We lost my dad 30 years ago today, a week before his 35th birthday. I wish I had something beautiful and wise to say about this, but I’m failing. I’m tapped out in this week that’s just too many things, but I can’t let today go without at least putting down some of these rambling thoughts. Proceed with caution.

I was only 7 when he died in a sailing accident, and my brother was 5. That kind of loss was hard at that age. I’d have given anything to protect my kids from that. Instead at 33, the same age my mom was, we had another sudden death in our home and I had to learn to parent through loss, too. Thank God she managed it, and we’re somehow managing, too.

Resource: Children’s Books About Loss and Grief

I miss you, Dad.

I wish I’d had the chance to know him as an adult. I know I’m better for the years we had together, and people still tell me about what a kind man he was, all these years later. I knew it as a child, but I love hearing it from people who knew him differently than I did. I take my kids to the water and listen to The Beatles with them. He’s here.

A week before he died he told a friend at work he was the happiest he’d ever been. He had everything he wanted. A couple years earlier we were still living in Guelph and he was working a high-stress job. He came home one day and told my mom that if he stayed there he wouldn’t see 40.

“Let’s go.”

They sold the house and we moved to Port Elgin three weeks later, in time for me to start grade one at a new school. They found jobs and made it work because it was important, and life is too short to be somewhere that makes you miserable. I’ve carried that lesson with me and it has served me well.

Two and a half years ago I grew older than my dad. I’d always looked ahead to that birthday and wondered how it would feel. I didn’t anticipate I’d be completely knocked off my own feet a year and a half earlier with the loss of my child, but I always, always knew that life could be unpredictably short, and stretched every opportunity as far as it would take me, wanting to feel I’d done the best I could with the time I had whenever it was up. At two weeks before my 35th birthday I wasn’t the happiest I’d ever been, but at 33 1/2 I was and it was wonderful. I’m glad he had that.

I can’t begin to fathom what our lives would have been like if he’d lived that day. Our world changed dramatically in an instant. I used to wonder a lot about where I’d have ended up if things hadn’t become so hard and we still had him here. There isn’t much point in that. The years went by and I made it through to where I’ve ended up now, and I know that’s because of the lessons I learned from both my mom and dad.

My dad who was so gentle and kind, and willing to jump when it was important, and appreciated the things that mattered most.

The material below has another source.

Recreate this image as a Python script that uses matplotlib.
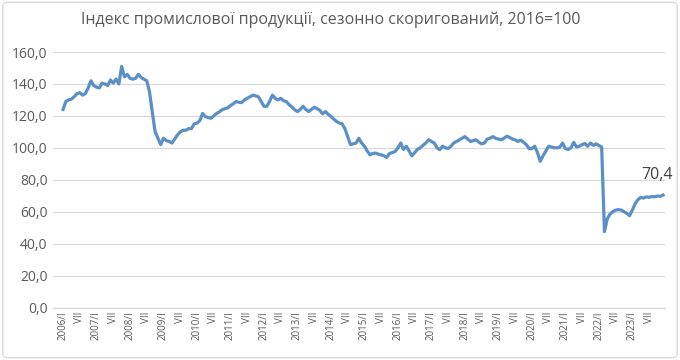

My mom who has always been so strong and resilient, ready to laugh and give everyone a big hug, and somehow able to come back from everything life has thrown at her. I’ve always known I could get back up again when I fall down because I’ve seen her do it throughout my life. I don’t know how she still laughs so much. I’m so grateful to have inherited that from her.

I wish my kids didn’t learn the pain of loss so early in their lives. There’s nothing fair or okay about it, and it’ll never be okay that Jude had little more than two years with us. We have some peace knowing those two+ years were so special. We packed a lot of living into his little life. I don’t know that we’d have done that if we weren’t already in the habit. We spent a lot of time out for walks, going to the zoo and the beach, traveling, and enjoying each other. We got knocked down when he died, then eventually found ways to find laughter and adventure again.

We’re living in very uncertain times right now. That’s hard for everyone, and harder for some than others. Please take care of yourself and everyone around you. None of us knows how long we have here, but for too many of us it’s just not long enough. We must use this time to protect as many lives as possible, and to think about what’s going to be most important to us when we’ve found our way out of the pandemic. Let’s make choices we can feel good about when this is over. Life is short. Hold on tight to your loved ones (from a distance until it’s safe again), find extra kindness for yourself and everyone around you, and take advantage of your time here. Make it count. Maybe 30 years later people will still be sending messages to your loved ones about what made you so special.